Australasian Science: Australia's authority on science since 1938

Research Cells Contaminated

By Stephen Luntz

Many researchers are using cell lines that are not what they think they are, potentially leading to seriously erroneous results, according to a paper in Nature that argues it is time the scientific community took action.

Dr Amanda Capes-Davis of the Children’s Medical Research Institute and Chair of the International Cell Line Authentication Committee says that 10–15% of the human cell lines used in research have been contaminated by faster-growing cell lines that have overgrown the original cells. As a result, any samples are likely to be of the contaminant yet scientists continue using them unaware.

Capes-Davis uses the example of the KB oral cancer cell line, which has been contaminated with HeLa cervical cancer cells, the most commonly used cell line in research. Although cultures labelled as KB have been known to be HeLa since 1967, Capes-Davis says roughly 40 papers are published each year based on research using KB cells, most without checking if they have the real thing.
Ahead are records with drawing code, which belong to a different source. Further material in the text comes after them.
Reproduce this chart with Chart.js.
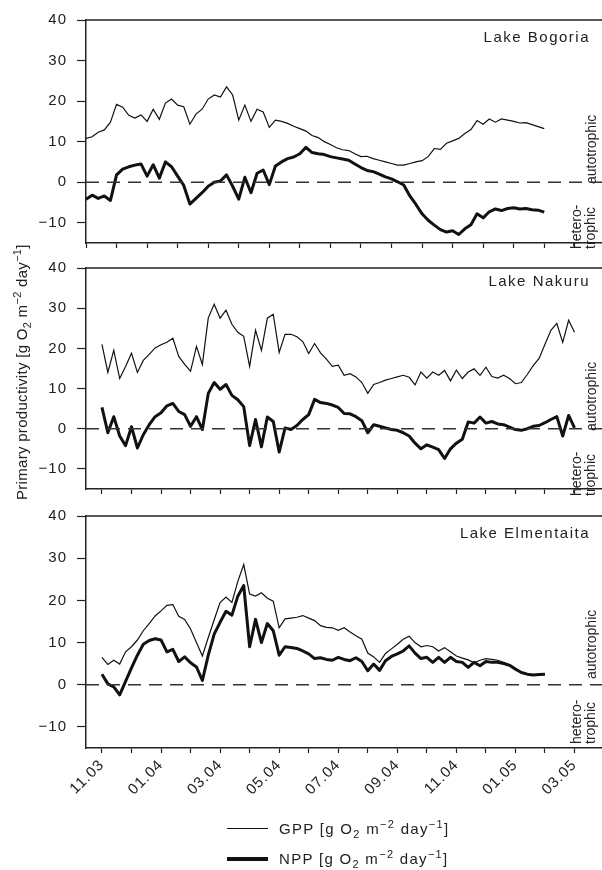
<!DOCTYPE html>
<html lang="en">
<head>
<meta charset="UTF-8">
<title>Primary productivity</title>
<script src="https://cdn.jsdelivr.net/npm/chart.js@4.4.1/dist/chart.umd.min.js"></script>
<style>
  body { margin: 0; background: #fff; }
  #fig { position: relative; width: 602px; height: 870px; overflow: hidden; background: #fff;
         font-family: "Liberation Sans", Arial, sans-serif; color: #222; }
  #fig canvas { position: absolute; left: 0; }
  .lake { position: absolute; right: 12px; font-size: 15px; letter-spacing: 1.5px; line-height: 18px; }
  .rot { position: absolute; transform-origin: 0 0; transform: rotate(-90deg); white-space: nowrap;
         font-size: 14px; line-height: 14px; }
  .ytitle { font-size: 15px; line-height: 18px; letter-spacing: 0.3px; }
  .leg { position: absolute; left: 279px; font-size: 15px; line-height: 18px; letter-spacing: 1.3px; white-space: nowrap; }
  .legline { position: absolute; left: 227px; width: 41px; background: #111; }
  sub, sup { font-size: 11px; line-height: 0; }
</style>
</head>
<body>
<div id="fig">
  <canvas id="bogoria" width="602" height="262" style="top:0px"></canvas>
  <canvas id="nakuru" width="602" height="262" style="top:246px"></canvas>
  <canvas id="elmentaita" width="602" height="326" style="top:494px"></canvas>

  <div class="lake" style="top:28px">Lake Bogoria</div>
  <div class="lake" style="top:272px">Lake Nakuru</div>
  <div class="lake" style="top:524px">Lake Elmentaita</div>

  <div class="rot" style="left:584px; top:184px">autotrophic</div>
  <div class="rot" style="left:569px; top:249px">hetero-<br>trophic</div>
  <div class="rot" style="left:584px; top:431px">autotrophic</div>
  <div class="rot" style="left:569px; top:496px">hetero-<br>trophic</div>
  <div class="rot" style="left:584px; top:679px">autotrophic</div>
  <div class="rot" style="left:569px; top:744px">hetero-<br>trophic</div>

  <div class="rot ytitle" style="left:13px; top:500px">Primary productivity [g O<sub>2</sub> m<sup>&minus;2</sup> day<sup>&minus;1</sup>]</div>

  <div class="legline" style="top:828px; height:1.3px"></div>
  <div class="leg" style="top:820px">GPP [g O<sub>2</sub> m<sup>&minus;2</sup> day<sup>&minus;1</sup>]</div>
  <div class="legline" style="top:857px; height:3.5px"></div>
  <div class="leg" style="top:850px">NPP [g O<sub>2</sub> m<sup>&minus;2</sup> day<sup>&minus;1</sup>]</div>
</div>

<script>
// x = months since 1 Nov 2003, one value every STEP months
const STEP = 0.2;
const DATE_LABELS = ['11.03', '01.04', '03.04', '05.04', '07.04', '09.04', '11.04', '01.05', '03.05'];
const MONTH_TICKS = [0, 1, 2, 3, 4, 5, 6, 7, 8, 9, 10, 11, 12, 13, 14, 15, 16];

// Lake Bogoria (0 .. 15.0 months)
const bogoriaGPP = [10.8, 11.2, 12.3, 12.9, 14.8, 19.2, 18.5, 16.5, 15.8, 16.6,
  15.0, 18.0, 15.5, 19.5, 20.5, 19.0, 18.6, 14.3, 16.8, 18.0,
  20.5, 21.5, 21.0, 23.5, 21.5, 15.3, 19.0, 15.0, 18.0, 17.3,
  13.5, 15.3, 15.0, 14.5, 13.8, 13.2, 12.6, 11.5, 11.0, 10.0,
  9.3, 8.5, 8.0, 7.8, 7.0, 6.3, 6.4, 5.8, 5.4, 5.0,
  4.6, 4.2, 4.2, 4.6, 5.0, 5.3, 6.3, 8.3, 8.1, 9.6,
  10.2, 10.8, 12.0, 13.0, 15.2, 14.3, 15.6, 14.8, 15.6, 15.3,
  15.0, 14.6, 14.7, 14.2, 13.7, 13.2];
const bogoriaNPP = [-4.2, -3.2, -4.0, -3.4, -4.5, 1.8, 3.2, 3.8, 4.2, 4.5,
  1.5, 4.3, 1.0, 5.0, 3.8, 1.5, -0.8, -5.4, -4.0, -2.6,
  -1.0, 0.0, 0.3, 1.8, -1.0, -4.2, 1.2, -2.6, 2.2, 3.0,
  -0.6, 4.0, 5.0, 5.8, 6.2, 7.0, 8.6, 7.3, 7.0, 6.8,
  6.3, 6.0, 5.7, 5.4, 4.5, 3.6, 2.9, 2.6, 2.0, 1.3,
  0.8, 0.1, -0.7, -3.4, -5.5, -7.8, -9.4, -10.6, -11.7, -12.3,
  -12.0, -12.9, -11.5, -10.5, -7.8, -8.8, -7.3, -6.6, -7.0, -6.5,
  -6.3, -6.6, -6.5, -6.8, -6.9, -7.4];

// Lake Nakuru (0 .. 16.0 months)
const nakuruGPP = [21.0, 14.0, 19.5, 12.5, 15.5, 18.8, 14.0, 17.0, 18.5, 20.1,
  20.9, 21.5, 22.5, 18.0, 16.0, 14.3, 20.5, 16.0, 27.6, 31.0,
  27.5, 29.5, 26.0, 24.0, 23.0, 15.5, 24.5, 19.5, 27.5, 28.5,
  19.0, 23.5, 23.5, 22.9, 21.7, 18.7, 21.2, 18.9, 17.3, 15.5,
  15.8, 13.3, 13.7, 12.9, 11.5, 8.8, 11.0, 11.5, 12.1, 12.5,
  12.9, 13.3, 12.8, 10.9, 14.1, 12.6, 14.1, 13.3, 14.5, 11.9,
  14.6, 12.5, 14.1, 14.9, 13.3, 15.3, 13.0, 12.6, 13.3, 12.5,
  11.2, 11.5, 13.5, 15.7, 17.5, 21.0, 24.5, 26.2, 21.5, 27.0,
  24.0];
const nakuruNPP = [5.3, -1.0, 3.0, -1.8, -4.2, 0.5, -4.8, -1.5, 1.0, 3.0,
  4.0, 5.7, 6.3, 4.3, 3.5, 0.6, 3.0, -0.2, 8.8, 11.5,
  9.8, 11.0, 8.3, 7.2, 5.5, -4.2, 2.3, -4.5, 2.9, 1.8,
  -5.8, 0.2, -0.2, 0.8, 2.3, 3.5, 7.3, 6.5, 6.3, 5.9,
  5.3, 3.8, 3.7, 3.0, 2.0, -1.0, 1.0, 0.6, 0.2, -0.2,
  -0.4, -1.0, -1.8, -3.6, -5.0, -4.0, -4.6, -5.2, -7.4, -5.0,
  -3.6, -2.6, 1.7, 1.4, 2.9, 1.4, 1.8, 1.2, 1.0, 0.4,
  -0.2, -0.4, 0.0, 0.6, 0.8, 1.5, 2.3, 3.0, -1.8, 3.3,
  0.2];

// Lake Elmentaita (0 .. 15.0 months)
const elmentaitaGPP = [6.5, 4.8, 5.8, 4.9, 7.8, 9.0, 10.6, 12.8, 14.5, 16.3,
  17.5, 18.8, 19.0, 16.2, 15.5, 13.2, 10.0, 6.8, 11.2, 15.4,
  19.5, 20.8, 19.5, 24.5, 28.5, 21.5, 21.0, 21.8, 20.5, 19.8,
  13.5, 15.6, 15.8, 16.0, 16.4, 15.8, 15.2, 14.0, 13.6, 13.5,
  12.9, 13.5, 12.5, 11.6, 10.8, 7.5, 6.6, 5.3, 7.4, 8.5,
  9.6, 10.8, 11.5, 10.0, 9.0, 9.3, 9.0, 8.0, 8.8, 7.8,
  6.8, 6.3, 5.9, 5.2, 5.8, 6.2, 6.0, 5.8, 5.3, 4.8,
  3.7, 2.9, 2.5, 2.3, 2.4, 2.5];
const elmentaitaNPP = [2.5, 0.2, -0.5, -2.4, 0.8, 4.0, 7.0, 9.6, 10.5, 10.9,
  10.6, 7.8, 8.4, 5.5, 6.6, 5.2, 4.2, 1.0, 7.0, 12.0,
  14.8, 17.4, 16.5, 21.0, 23.5, 9.0, 15.5, 10.0, 14.5, 12.8,
  7.0, 9.0, 8.8, 8.6, 8.0, 7.3, 6.2, 6.4, 6.0, 5.8,
  6.5, 6.0, 5.7, 6.4, 5.5, 3.3, 4.9, 3.4, 5.7, 6.7,
  7.3, 8.0, 9.2, 7.5, 6.2, 6.5, 5.3, 6.5, 5.3, 6.5,
  5.5, 5.3, 4.1, 5.3, 4.5, 5.5, 5.3, 5.3, 5.0, 4.6,
  3.7, 2.9, 2.5, 2.3, 2.4, 2.5];

const FONT = { family: '"Liberation Sans", Arial, sans-serif', size: 15 };
const INK = '#222';

function toPoints(vals) {
  return vals.map((v, i) => ({ x: i * STEP, y: v }));
}

// closes each panel at the top
const topFrame = {
  id: 'topFrame',
  afterDatasetsDraw(chart) {
    const { ctx, chartArea: a } = chart;
    ctx.save();
    ctx.strokeStyle = INK;
    ctx.lineWidth = 1.5;
    ctx.beginPath();
    ctx.moveTo(a.left, a.top);
    ctx.lineTo(a.right, a.top);
    ctx.stroke();
    ctx.restore();
  }
};

// slightly wider lettering, like the scanned figure
const spacing = {
  id: 'spacing',
  beforeLayout(chart) { chart.ctx.letterSpacing = '1px'; },
  beforeDraw(chart) { chart.ctx.letterSpacing = '1px'; }
};

function makePanel(id, gpp, npp, xMin, xMax, padTop, xAxisHeight, showDates) {
  return new Chart(document.getElementById(id), {
    type: 'line',
    data: {
      datasets: [
        { label: 'zero', data: [{ x: xMin, y: 0 }, { x: xMax, y: 0 }], borderColor: '#333',
          borderWidth: 1.5, borderDash: [13, 8], pointRadius: 0 },
        { label: 'NPP', data: toPoints(npp), borderColor: '#111', borderWidth: 3,
          pointRadius: 0, tension: 0, borderJoinStyle: 'round' },
        { label: 'GPP', data: toPoints(gpp), borderColor: '#111', borderWidth: 1.2,
          pointRadius: 0, tension: 0 }
      ]
    },
    options: {
      responsive: false,
      animation: false,
      events: [],
      layout: { padding: { top: padTop, left: 0, right: 0, bottom: 0 } },
      plugins: { legend: { display: false }, tooltip: { enabled: false } },
      scales: {
        x: {
          type: 'linear',
          min: xMin,
          max: xMax,
          afterBuildTicks: s => { s.ticks = MONTH_TICKS.map(v => ({ value: v })); },
          afterFit: s => { s.height = xAxisHeight; },
          grid: { display: true, drawOnChartArea: false, drawTicks: true, tickLength: 5, tickWidth: 1.2, tickColor: INK },
          border: { display: true, color: INK, width: 1.5 },
          ticks: {
            display: showDates,
            autoSkip: false,
            minRotation: 45,
            maxRotation: 45,
            padding: 3,
            color: INK,
            font: FONT,
            callback: v => (v % 2 === 0 ? DATE_LABELS[v / 2] : '')
          }
        },
        y: {
          min: -15,
          max: 40,
          afterBuildTicks: s => { s.ticks = s.ticks.filter(t => t.value % 10 === 0); },
          afterFit: s => { s.width = 86; },
          grid: { display: true, drawOnChartArea: false, drawTicks: true, tickLength: 9, tickWidth: 1.2, tickColor: INK },
          border: { display: true, color: INK, width: 1.5 },
          ticks: {
            stepSize: 10,
            padding: 10,
            color: INK,
            font: FONT,
            callback: v => (v < 0 ? '\u2212' + Math.abs(v) : String(v))
          }
        }
      }
    },
    plugins: [topFrame, spacing]
  });
}

makePanel('bogoria', bogoriaGPP, bogoriaNPP, 0, 16.89, 20, 10, false);
makePanel('nakuru', nakuruGPP, nakuruNPP, -0.54, 16.93, 22, 9, false);
makePanel('elmentaita', elmentaitaGPP, elmentaitaNPP, -0.54, 16.93, 22, 72, true);
</script>
</body>
</html>
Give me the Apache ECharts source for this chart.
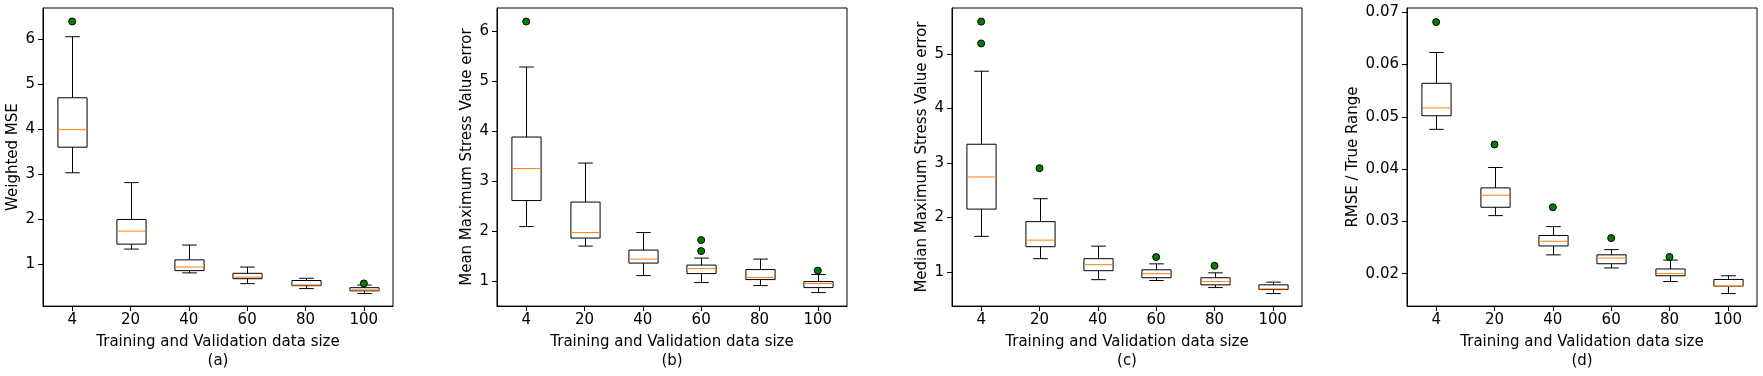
<!DOCTYPE html>
<html>
<head>
<meta charset="utf-8">
<script src="https://cdn.jsdelivr.net/npm/echarts@6/dist/echarts.min.js"></script>
<style>html,body{margin:0;padding:0;background:#fff}#c{width:1763px;height:376px}</style>
</head>
<body>
<div id="c"></div>
<script>
// Categories (x tick labels)
const categories = ['4', '20', '40', '60', '80', '100'];

// Box stats per category: [whiskerLow, Q1, median, Q3, whiskerHigh]
const boxA = [[3.03, 3.60, 3.99, 4.70, 6.06], [1.33, 1.44, 1.73, 1.99, 2.81], [0.80, 0.85, 0.93, 1.09, 1.42], [0.56, 0.67, 0.705, 0.79, 0.93], [0.45, 0.515, 0.53, 0.63, 0.68], [0.34, 0.40, 0.42, 0.47, 0.53]];
const outA = [[0, 6.40], [5, 0.565]];

const boxB = [[2.10, 2.62, 3.26, 3.89, 5.29], [1.71, 1.87, 1.98, 2.59, 3.37], [1.12, 1.37, 1.45, 1.63, 1.98], [0.98, 1.16, 1.26, 1.33, 1.47], [0.92, 1.04, 1.08, 1.24, 1.45], [0.78, 0.88, 0.96, 1.00, 1.14]];
const outB = [[0, 6.20], [3, 1.83], [3, 1.61], [5, 1.22]];

const boxC = [[1.65, 2.15, 2.74, 3.34, 4.68], [1.24, 1.46, 1.58, 1.92, 2.34], [0.855, 1.02, 1.13, 1.24, 1.47], [0.84, 0.89, 0.964, 1.036, 1.145], [0.71, 0.76, 0.82, 0.89, 0.98], [0.60, 0.674, 0.685, 0.76, 0.81]];
const outC = [[0, 5.59], [0, 5.19], [1, 2.90], [3, 1.27], [4, 1.11]];

const boxD = [[0.0476, 0.0502, 0.0517, 0.0564, 0.0623], [0.0311, 0.0327, 0.0350, 0.0364, 0.0403], [0.0236, 0.0253, 0.0262, 0.0273, 0.0290], [0.0211, 0.0219, 0.0230, 0.0236, 0.0246], [0.0185, 0.0196, 0.0200, 0.0209, 0.0226], [0.0162, 0.0176, 0.0176, 0.0189, 0.0196]];
const outD = [[0, 0.0681], [1, 0.0447], [2, 0.0327], [3, 0.0268], [4, 0.0232]];

// Axis ranges and tick values
const yRangeA = [0.06, 6.70], yTicksA = [1, 2, 3, 4, 5, 6];
const yRangeB = [0.51, 6.47], yTicksB = [1, 2, 3, 4, 5, 6];
const yRangeC = [0.37, 5.84], yTicksC = [1, 2, 3, 4, 5];
const yRangeD = [0.0138, 0.0708], yTicksD = [0.02, 0.03, 0.04, 0.05, 0.06, 0.07];

const yNames = ['Weighted MSE', 'Mean Maximum Stress Value error', 'Median Maximum Stress Value error', 'RMSE / True Range'];
const xName = 'Training and Validation data size';
const subLabels = ['(a)', '(b)', '(c)', '(d)'];

const FONT = 'DejaVu Sans';
const panels = [
  {box: boxA, out: outA, range: yRangeA, ticks: yTicksA, left: 43, gap: 22, fmt: v => String(v)},
  {box: boxB, out: outB, range: yRangeB, ticks: yTicksB, left: 497, gap: 22, fmt: v => String(v)},
  {box: boxC, out: outC, range: yRangeC, ticks: yTicksC, left: 952, gap: 22, fmt: v => String(v)},
  {box: boxD, out: outD, range: yRangeD, ticks: yTicksD, left: 1407, gap: 46, fmt: v => v.toFixed(2)}
];

function renderBox(params, api) {
  const x = api.value(0);
  const lo = api.coord([x, api.value(1)]);
  const q1 = api.coord([x, api.value(2)]);
  const md = api.coord([x, api.value(3)]);
  const q3 = api.coord([x, api.value(4)]);
  const hi = api.coord([x, api.value(5)]);
  const band = api.size([1, 0])[0];
  const bw = band * 0.5, cw = band * 0.25;
  const cx = Math.round(lo[0]) + 0.5;
  const s = {stroke: '#000', lineWidth: 1, fill: null};
  return {
    type: 'group',
    children: [
      {type: 'line', shape: {x1: cx, y1: lo[1], x2: cx, y2: q1[1]}, style: s},
      {type: 'line', shape: {x1: cx, y1: q3[1], x2: cx, y2: hi[1]}, style: s},
      {type: 'line', shape: {x1: cx - cw / 2, y1: lo[1], x2: cx + cw / 2, y2: lo[1]}, style: s},
      {type: 'line', shape: {x1: cx - cw / 2, y1: hi[1], x2: cx + cw / 2, y2: hi[1]}, style: s},
      {type: 'rect', shape: {x: cx - bw / 2, y: q3[1], width: bw, height: q1[1] - q3[1]}, style: {stroke: '#000', lineWidth: 1, fill: 'none'}},
      {type: 'line', shape: {x1: cx - bw / 2, y1: md[1], x2: cx + bw / 2, y2: md[1]}, style: {stroke: '#ff7f0e', lineWidth: 1}}
    ]
  };
}

const grid = [], xAxis = [], yAxis = [], series = [];
panels.forEach((p, i) => {
  grid.push({left: p.left, top: 8, width: 350, height: 302, show: true, borderColor: '#000', borderWidth: 1, backgroundColor: 'transparent', containLabel: false});
  xAxis.push({
    type: 'category', gridIndex: i, data: categories, boundaryGap: true,
    axisLine: {show: true, lineStyle: {color: '#000', width: 1}},
    axisTick: {show: true, alignWithLabel: true, length: 5, lineStyle: {color: '#000'}},
    axisLabel: {color: '#000', fontSize: 15, fontFamily: FONT, margin: 7},
    splitLine: {show: false},
    name: xName + '\n' + subLabels[i], nameLocation: 'middle', nameGap: 23,
    nameTextStyle: {color: '#000', fontSize: 15, fontFamily: FONT, lineHeight: 19}
  });
  yAxis.push({
    type: 'value', gridIndex: i, min: p.range[0], max: p.range[1],
    axisLine: {show: true, lineStyle: {color: '#000', width: 1}},
    axisTick: {show: true, length: 5, customValues: p.ticks, lineStyle: {color: '#000'}},
    axisLabel: {color: '#000', fontSize: 15, fontFamily: FONT, margin: 8, customValues: p.ticks, formatter: p.fmt},
    splitLine: {show: false},
    name: yNames[i], nameLocation: 'middle', nameRotate: 90, nameGap: p.gap,
    nameTextStyle: {color: '#000', fontSize: 15, fontFamily: FONT}
  });
  series.push({
    type: 'custom', xAxisIndex: i, yAxisIndex: i, renderItem: renderBox,
    encode: {x: 0, y: [1, 2, 3, 4, 5]},
    data: p.box.map((b, k) => [k].concat(b)), silent: true, z: 2
  });
  series.push({
    type: 'scatter', xAxisIndex: i, yAxisIndex: i, symbol: 'circle', symbolSize: 7,
    itemStyle: {color: '#007f00', borderColor: '#000', borderWidth: 1, opacity: 1},
    data: p.out, silent: true, z: 3
  });
});

const chart = echarts.init(document.getElementById('c'), null, {renderer: 'canvas'});
chart.setOption({animation: false, textStyle: {fontFamily: FONT}, grid, xAxis, yAxis, series});
</script>
</body>
</html>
“It’s not getting less common, which is disturbing,” says Capes-Davis. “We’ve known this happens for more than 40 years.” Capes-Davis and fellow authors of the letter argue that billions of dollars of research funding are wasted each year as a result.

The contamination comes from lots of causes, Capes-Davis says, primarily “sharing a bottle of medium in a biohazard cabinet at a point where the original cells are growing slowly and can easily be overgrown”.

However, Capes-Davis thinks the core of the problem is a lack of awareness among scientists. “We’ve created a database of lines that are known to be misidentified, and are trying to create a one-stop shop where people go before they do experiments.

“We’d like it if journals refused to publish papers where identification had not taken place, and there are about dozen journals that have done this,” says Capes-Davis. “We also want grants bodies to make it a requirement of grants.”

Besides databases of unreliable cell lines, Capes-Davis says several test centres worldwide can authenticate cell lines before they are used.